## Stored data
>>>

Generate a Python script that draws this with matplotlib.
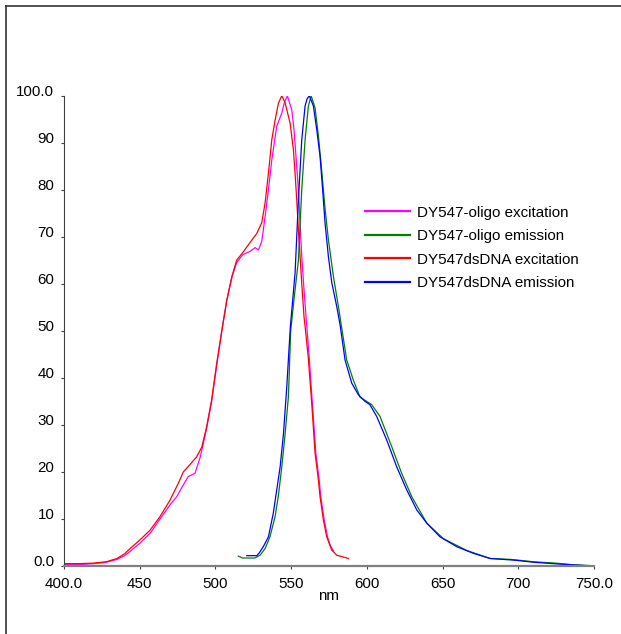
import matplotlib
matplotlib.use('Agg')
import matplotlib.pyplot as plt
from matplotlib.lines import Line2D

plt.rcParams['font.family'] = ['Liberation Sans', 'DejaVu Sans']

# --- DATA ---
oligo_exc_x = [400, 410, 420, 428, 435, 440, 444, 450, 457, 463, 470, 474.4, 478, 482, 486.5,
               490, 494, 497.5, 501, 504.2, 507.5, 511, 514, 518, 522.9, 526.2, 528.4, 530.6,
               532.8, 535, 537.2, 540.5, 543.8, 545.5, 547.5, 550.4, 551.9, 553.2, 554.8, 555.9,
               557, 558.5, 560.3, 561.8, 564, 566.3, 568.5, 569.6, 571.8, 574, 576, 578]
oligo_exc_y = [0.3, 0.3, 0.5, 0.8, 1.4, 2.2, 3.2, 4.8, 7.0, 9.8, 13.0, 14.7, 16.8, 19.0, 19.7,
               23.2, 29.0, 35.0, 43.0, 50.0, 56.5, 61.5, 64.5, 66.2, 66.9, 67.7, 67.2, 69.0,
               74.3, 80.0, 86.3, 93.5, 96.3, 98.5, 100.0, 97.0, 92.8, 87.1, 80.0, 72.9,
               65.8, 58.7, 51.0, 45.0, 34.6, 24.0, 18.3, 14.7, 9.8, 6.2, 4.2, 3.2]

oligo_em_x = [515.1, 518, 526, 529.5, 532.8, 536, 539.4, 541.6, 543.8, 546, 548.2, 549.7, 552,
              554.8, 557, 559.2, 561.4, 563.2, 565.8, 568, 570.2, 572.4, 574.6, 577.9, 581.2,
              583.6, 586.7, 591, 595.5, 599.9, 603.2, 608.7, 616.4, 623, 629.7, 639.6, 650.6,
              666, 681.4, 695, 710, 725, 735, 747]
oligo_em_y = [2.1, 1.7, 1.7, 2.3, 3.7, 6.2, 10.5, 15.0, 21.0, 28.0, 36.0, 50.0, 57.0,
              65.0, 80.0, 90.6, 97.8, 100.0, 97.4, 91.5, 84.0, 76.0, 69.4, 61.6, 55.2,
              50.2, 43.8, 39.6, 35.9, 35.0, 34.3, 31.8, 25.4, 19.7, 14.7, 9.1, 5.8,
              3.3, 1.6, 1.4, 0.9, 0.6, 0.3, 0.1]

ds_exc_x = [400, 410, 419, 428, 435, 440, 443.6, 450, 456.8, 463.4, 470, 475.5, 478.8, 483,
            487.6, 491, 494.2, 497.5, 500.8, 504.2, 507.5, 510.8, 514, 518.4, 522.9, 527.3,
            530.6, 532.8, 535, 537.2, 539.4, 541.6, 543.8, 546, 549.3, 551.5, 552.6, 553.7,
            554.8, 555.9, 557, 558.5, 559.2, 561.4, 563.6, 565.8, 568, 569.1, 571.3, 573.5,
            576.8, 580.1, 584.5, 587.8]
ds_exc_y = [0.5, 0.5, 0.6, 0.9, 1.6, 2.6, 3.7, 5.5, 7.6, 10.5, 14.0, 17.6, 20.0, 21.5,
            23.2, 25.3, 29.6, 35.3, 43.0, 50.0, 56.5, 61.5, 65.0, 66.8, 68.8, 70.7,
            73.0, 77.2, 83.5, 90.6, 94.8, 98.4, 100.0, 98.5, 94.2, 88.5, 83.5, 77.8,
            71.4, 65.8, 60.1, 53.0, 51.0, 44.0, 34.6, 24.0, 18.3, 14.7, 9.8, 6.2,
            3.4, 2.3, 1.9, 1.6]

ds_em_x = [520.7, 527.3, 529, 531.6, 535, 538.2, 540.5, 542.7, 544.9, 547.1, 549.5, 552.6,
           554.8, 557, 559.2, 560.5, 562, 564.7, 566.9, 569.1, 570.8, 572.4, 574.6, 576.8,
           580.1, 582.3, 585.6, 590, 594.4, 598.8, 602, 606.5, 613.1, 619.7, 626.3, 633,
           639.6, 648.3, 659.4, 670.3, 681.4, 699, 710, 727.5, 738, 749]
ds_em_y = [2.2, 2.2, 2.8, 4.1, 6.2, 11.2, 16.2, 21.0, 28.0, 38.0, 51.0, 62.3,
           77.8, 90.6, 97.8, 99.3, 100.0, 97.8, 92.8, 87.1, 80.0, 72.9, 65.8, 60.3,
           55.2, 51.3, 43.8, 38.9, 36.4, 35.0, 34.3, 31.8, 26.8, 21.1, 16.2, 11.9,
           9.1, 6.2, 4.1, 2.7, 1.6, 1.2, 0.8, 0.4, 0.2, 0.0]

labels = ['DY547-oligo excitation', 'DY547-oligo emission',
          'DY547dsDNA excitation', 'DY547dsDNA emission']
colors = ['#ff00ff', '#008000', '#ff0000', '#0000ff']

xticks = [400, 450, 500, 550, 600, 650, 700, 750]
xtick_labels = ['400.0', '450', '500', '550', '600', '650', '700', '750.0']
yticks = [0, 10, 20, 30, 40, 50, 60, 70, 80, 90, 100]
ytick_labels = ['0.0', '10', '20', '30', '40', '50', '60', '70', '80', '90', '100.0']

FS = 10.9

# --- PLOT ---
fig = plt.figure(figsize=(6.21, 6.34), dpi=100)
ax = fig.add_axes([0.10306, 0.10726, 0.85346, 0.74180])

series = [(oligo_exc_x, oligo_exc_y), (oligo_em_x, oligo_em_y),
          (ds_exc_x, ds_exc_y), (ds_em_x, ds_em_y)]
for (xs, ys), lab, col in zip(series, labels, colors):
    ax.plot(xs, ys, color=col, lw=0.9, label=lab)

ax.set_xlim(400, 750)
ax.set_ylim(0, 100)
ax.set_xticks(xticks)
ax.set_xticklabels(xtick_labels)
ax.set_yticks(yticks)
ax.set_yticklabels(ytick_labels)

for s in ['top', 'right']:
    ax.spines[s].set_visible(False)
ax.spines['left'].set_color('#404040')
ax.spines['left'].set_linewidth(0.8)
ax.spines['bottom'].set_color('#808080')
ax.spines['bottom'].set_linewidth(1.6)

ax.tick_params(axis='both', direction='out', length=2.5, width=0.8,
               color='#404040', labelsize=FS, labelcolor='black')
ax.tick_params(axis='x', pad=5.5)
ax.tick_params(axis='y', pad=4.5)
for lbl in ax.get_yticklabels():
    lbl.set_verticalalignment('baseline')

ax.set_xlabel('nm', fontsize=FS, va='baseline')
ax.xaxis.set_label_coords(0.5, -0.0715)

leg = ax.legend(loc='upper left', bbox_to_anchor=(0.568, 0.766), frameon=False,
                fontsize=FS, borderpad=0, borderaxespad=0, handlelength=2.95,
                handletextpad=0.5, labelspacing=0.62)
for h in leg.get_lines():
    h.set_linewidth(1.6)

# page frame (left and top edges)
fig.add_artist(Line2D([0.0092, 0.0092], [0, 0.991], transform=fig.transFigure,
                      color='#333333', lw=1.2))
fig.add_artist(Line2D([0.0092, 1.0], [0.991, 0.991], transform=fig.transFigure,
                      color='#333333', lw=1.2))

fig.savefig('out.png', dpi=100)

<<<

## Given problem
Reproduce the material in full, word for word, and omit the pictures.

## Response for this exercise
Generate a Python script that draws this with matplotlib.
import matplotlib
matplotlib.use('Agg')
import matplotlib.pyplot as plt
from matplotlib.lines import Line2D

plt.rcParams['font.family'] = ['Liberation Sans', 'DejaVu Sans']

# --- DATA ---
oligo_exc_x = [400, 410, 420, 428, 435, 440, 444, 450, 457, 463, 470, 474.4, 478, 482, 486.5,
               490, 494, 497.5, 501, 504.2, 507.5, 511, 514, 518, 522.9, 526.2, 528.4, 530.6,
               532.8, 535, 537.2, 540.5, 543.8, 545.5, 547.5, 550.4, 551.9, 553.2, 554.8, 555.9,
               557, 558.5, 560.3, 561.8, 564, 566.3, 568.5, 569.6, 571.8, 574, 576, 578]
oligo_exc_y = [0.3, 0.3, 0.5, 0.8, 1.4, 2.2, 3.2, 4.8, 7.0, 9.8, 13.0, 14.7, 16.8, 19.0, 19.7,
               23.2, 29.0, 35.0, 43.0, 50.0, 56.5, 61.5, 64.5, 66.2, 66.9, 67.7, 67.2, 69.0,
               74.3, 80.0, 86.3, 93.5, 96.3, 98.5, 100.0, 97.0, 92.8, 87.1, 80.0, 72.9,
               65.8, 58.7, 51.0, 45.0, 34.6, 24.0, 18.3, 14.7, 9.8, 6.2, 4.2, 3.2]

oligo_em_x = [515.1, 518, 526, 529.5, 532.8, 536, 539.4, 541.6, 543.8, 546, 548.2, 549.7, 552,
              554.8, 557, 559.2, 561.4, 563.2, 565.8, 568, 570.2, 572.4, 574.6, 577.9, 581.2,
              583.6, 586.7, 591, 595.5, 599.9, 603.2, 608.7, 616.4, 623, 629.7, 639.6, 650.6,
              666, 681.4, 695, 710, 725, 735, 747]
oligo_em_y = [2.1, 1.7, 1.7, 2.3, 3.7, 6.2, 10.5, 15.0, 21.0, 28.0, 36.0, 50.0, 57.0,
              65.0, 80.0, 90.6, 97.8, 100.0, 97.4, 91.5, 84.0, 76.0, 69.4, 61.6, 55.2,
              50.2, 43.8, 39.6, 35.9, 35.0, 34.3, 31.8, 25.4, 19.7, 14.7, 9.1, 5.8,
              3.3, 1.6, 1.4, 0.9, 0.6, 0.3, 0.1]

ds_exc_x = [400, 410, 419, 428, 435, 440, 443.6, 450, 456.8, 463.4, 470, 475.5, 478.8, 483,
            487.6, 491, 494.2, 497.5, 500.8, 504.2, 507.5, 510.8, 514, 518.4, 522.9, 527.3,
            530.6, 532.8, 535, 537.2, 539.4, 541.6, 543.8, 546, 549.3, 551.5, 552.6, 553.7,
            554.8, 555.9, 557, 558.5, 559.2, 561.4, 563.6, 565.8, 568, 569.1, 571.3, 573.5,
            576.8, 580.1, 584.5, 587.8]
ds_exc_y = [0.5, 0.5, 0.6, 0.9, 1.6, 2.6, 3.7, 5.5, 7.6, 10.5, 14.0, 17.6, 20.0, 21.5,
            23.2, 25.3, 29.6, 35.3, 43.0, 50.0, 56.5, 61.5, 65.0, 66.8, 68.8, 70.7,
            73.0, 77.2, 83.5, 90.6, 94.8, 98.4, 100.0, 98.5, 94.2, 88.5, 83.5, 77.8,
            71.4, 65.8, 60.1, 53.0, 51.0, 44.0, 34.6, 24.0, 18.3, 14.7, 9.8, 6.2,
            3.4, 2.3, 1.9, 1.6]

ds_em_x = [520.7, 527.3, 529, 531.6, 535, 538.2, 540.5, 542.7, 544.9, 547.1, 549.5, 552.6,
           554.8, 557, 559.2, 560.5, 562, 564.7, 566.9, 569.1, 570.8, 572.4, 574.6, 576.8,
           580.1, 582.3, 585.6, 590, 594.4, 598.8, 602, 606.5, 613.1, 619.7, 626.3, 633,
           639.6, 648.3, 659.4, 670.3, 681.4, 699, 710, 727.5, 738, 749]
ds_em_y = [2.2, 2.2, 2.8, 4.1, 6.2, 11.2, 16.2, 21.0, 28.0, 38.0, 51.0, 62.3,
           77.8, 90.6, 97.8, 99.3, 100.0, 97.8, 92.8, 87.1, 80.0, 72.9, 65.8, 60.3,
           55.2, 51.3, 43.8, 38.9, 36.4, 35.0, 34.3, 31.8, 26.8, 21.1, 16.2, 11.9,
           9.1, 6.2, 4.1, 2.7, 1.6, 1.2, 0.8, 0.4, 0.2, 0.0]

labels = ['DY547-oligo excitation', 'DY547-oligo emission',
          'DY547dsDNA excitation', 'DY547dsDNA emission']
colors = ['#ff00ff', '#008000', '#ff0000', '#0000ff']

xticks = [400, 450, 500, 550, 600, 650, 700, 750]
xtick_labels = ['400.0', '450', '500', '550', '600', '650', '700', '750.0']
yticks = [0, 10, 20, 30, 40, 50, 60, 70, 80, 90, 100]
ytick_labels = ['0.0', '10', '20', '30', '40', '50', '60', '70', '80', '90', '100.0']

FS = 10.9

# --- PLOT ---
fig = plt.figure(figsize=(6.21, 6.34), dpi=100)
ax = fig.add_axes([0.10306, 0.10726, 0.85346, 0.74180])

series = [(oligo_exc_x, oligo_exc_y), (oligo_em_x, oligo_em_y),
          (ds_exc_x, ds_exc_y), (ds_em_x, ds_em_y)]
for (xs, ys), lab, col in zip(series, labels, colors):
    ax.plot(xs, ys, color=col, lw=0.9, label=lab)

ax.set_xlim(400, 750)
ax.set_ylim(0, 100)
ax.set_xticks(xticks)
ax.set_xticklabels(xtick_labels)
ax.set_yticks(yticks)
ax.set_yticklabels(ytick_labels)

for s in ['top', 'right']:
    ax.spines[s].set_visible(False)
ax.spines['left'].set_color('#404040')
ax.spines['left'].set_linewidth(0.8)
ax.spines['bottom'].set_color('#808080')
ax.spines['bottom'].set_linewidth(1.6)

ax.tick_params(axis='both', direction='out', length=2.5, width=0.8,
               color='#404040', labelsize=FS, labelcolor='black')
ax.tick_params(axis='x', pad=5.5)
ax.tick_params(axis='y', pad=4.5)
for lbl in ax.get_yticklabels():
    lbl.set_verticalalignment('baseline')

ax.set_xlabel('nm', fontsize=FS, va='baseline')
ax.xaxis.set_label_coords(0.5, -0.0715)

leg = ax.legend(loc='upper left', bbox_to_anchor=(0.568, 0.766), frameon=False,
                fontsize=FS, borderpad=0, borderaxespad=0, handlelength=2.95,
                handletextpad=0.5, labelspacing=0.62)
for h in leg.get_lines():
    h.set_linewidth(1.6)

# page frame (left and top edges)
fig.add_artist(Line2D([0.0092, 0.0092], [0, 0.991], transform=fig.transFigure,
                      color='#333333', lw=1.2))
fig.add_artist(Line2D([0.0092, 1.0], [0.991, 0.991], transform=fig.transFigure,
                      color='#333333', lw=1.2))

fig.savefig('out.png', dpi=100)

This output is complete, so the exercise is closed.